Job
Reproduce the listing below exactly. Pictures do not belong in the copy.

* start *

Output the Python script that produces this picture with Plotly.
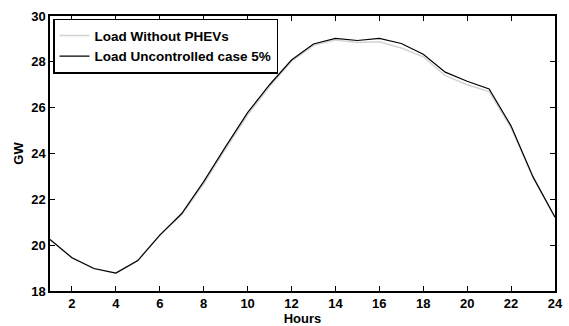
import plotly.graph_objects as go

hours = list(range(1, 25))
load_without_phev = [20.25, 19.45, 18.98, 18.78, 19.33, 20.42, 21.33, 22.68, 24.20, 25.68,
                     26.92, 28.02, 28.72, 28.95, 28.84, 28.88, 28.60, 28.22, 27.40, 27.00,
                     26.70, 25.12, 22.95, 21.22]
load_uncontrolled_5 = [20.25, 19.45, 18.98, 18.78, 19.33, 20.44, 21.38, 22.77, 24.30, 25.78,
                       27.00, 28.08, 28.78, 29.02, 28.93, 29.02, 28.80, 28.33, 27.55, 27.15,
                       26.82, 25.20, 22.98, 21.22]
x_ticks = list(range(2, 25, 2))
y_ticks = list(range(18, 31, 2))

font = dict(family="Liberation Sans, Arial, sans-serif", size=13, color="black")

fig = go.Figure()
fig.add_trace(go.Scatter(x=hours, y=load_without_phev, mode="lines",
                         name="<b>Load Without PHEVs</b>",
                         line=dict(color="#d4d4d4", width=1.5)))
fig.add_trace(go.Scatter(x=hours, y=load_uncontrolled_5, mode="lines",
                         name="<b>Load Uncontrolled case 5%</b>",
                         line=dict(color="black", width=1.2)))

axis_common = dict(showline=True, linecolor="black", linewidth=1.5, mirror="ticks",
                   ticks="inside", ticklen=5, tickwidth=1, tickcolor="black",
                   showgrid=False, zeroline=False, tickfont=dict(font, size=13))

fig.update_xaxes(range=[1, 24], tickvals=x_ticks,
                 ticktext=[f"<b>{t}</b>" for t in x_ticks],
                 title=dict(text="<b>Hours</b>", font=font, standoff=0), **axis_common)
fig.update_yaxes(range=[18, 30], tickvals=y_ticks,
                 ticktext=[f"<b>{t}</b>" for t in y_ticks],
                 title=dict(text="<b>GW</b>", font=font, standoff=5), **axis_common)

fig.update_layout(
    width=569, height=326,
    margin=dict(l=50, r=6, t=16, b=27),
    paper_bgcolor="white", plot_bgcolor="white",
    font=font,
    showlegend=True,
    legend=dict(x=0.006, y=0.99, xanchor="left", yanchor="top",
                bgcolor="white", bordercolor="black", borderwidth=1.5,
                font=dict(font, size=13.5), tracegroupgap=0, itemwidth=30),
)

fig.write_html("out.html")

* end *

Response below
Output the Python script that produces this picture with Plotly.
import plotly.graph_objects as go

hours = list(range(1, 25))
load_without_phev = [20.25, 19.45, 18.98, 18.78, 19.33, 20.42, 21.33, 22.68, 24.20, 25.68,
                     26.92, 28.02, 28.72, 28.95, 28.84, 28.88, 28.60, 28.22, 27.40, 27.00,
                     26.70, 25.12, 22.95, 21.22]
load_uncontrolled_5 = [20.25, 19.45, 18.98, 18.78, 19.33, 20.44, 21.38, 22.77, 24.30, 25.78,
                       27.00, 28.08, 28.78, 29.02, 28.93, 29.02, 28.80, 28.33, 27.55, 27.15,
                       26.82, 25.20, 22.98, 21.22]
x_ticks = list(range(2, 25, 2))
y_ticks = list(range(18, 31, 2))

font = dict(family="Liberation Sans, Arial, sans-serif", size=13, color="black")

fig = go.Figure()
fig.add_trace(go.Scatter(x=hours, y=load_without_phev, mode="lines",
                         name="<b>Load Without PHEVs</b>",
                         line=dict(color="#d4d4d4", width=1.5)))
fig.add_trace(go.Scatter(x=hours, y=load_uncontrolled_5, mode="lines",
                         name="<b>Load Uncontrolled case 5%</b>",
                         line=dict(color="black", width=1.2)))

axis_common = dict(showline=True, linecolor="black", linewidth=1.5, mirror="ticks",
                   ticks="inside", ticklen=5, tickwidth=1, tickcolor="black",
                   showgrid=False, zeroline=False, tickfont=dict(font, size=13))

fig.update_xaxes(range=[1, 24], tickvals=x_ticks,
                 ticktext=[f"<b>{t}</b>" for t in x_ticks],
                 title=dict(text="<b>Hours</b>", font=font, standoff=0), **axis_common)
fig.update_yaxes(range=[18, 30], tickvals=y_ticks,
                 ticktext=[f"<b>{t}</b>" for t in y_ticks],
                 title=dict(text="<b>GW</b>", font=font, standoff=5), **axis_common)

fig.update_layout(
    width=569, height=326,
    margin=dict(l=50, r=6, t=16, b=27),
    paper_bgcolor="white", plot_bgcolor="white",
    font=font,
    showlegend=True,
    legend=dict(x=0.006, y=0.99, xanchor="left", yanchor="top",
                bgcolor="white", bordercolor="black", borderwidth=1.5,
                font=dict(font, size=13.5), tracegroupgap=0, itemwidth=30),
)

fig.write_html("out.html")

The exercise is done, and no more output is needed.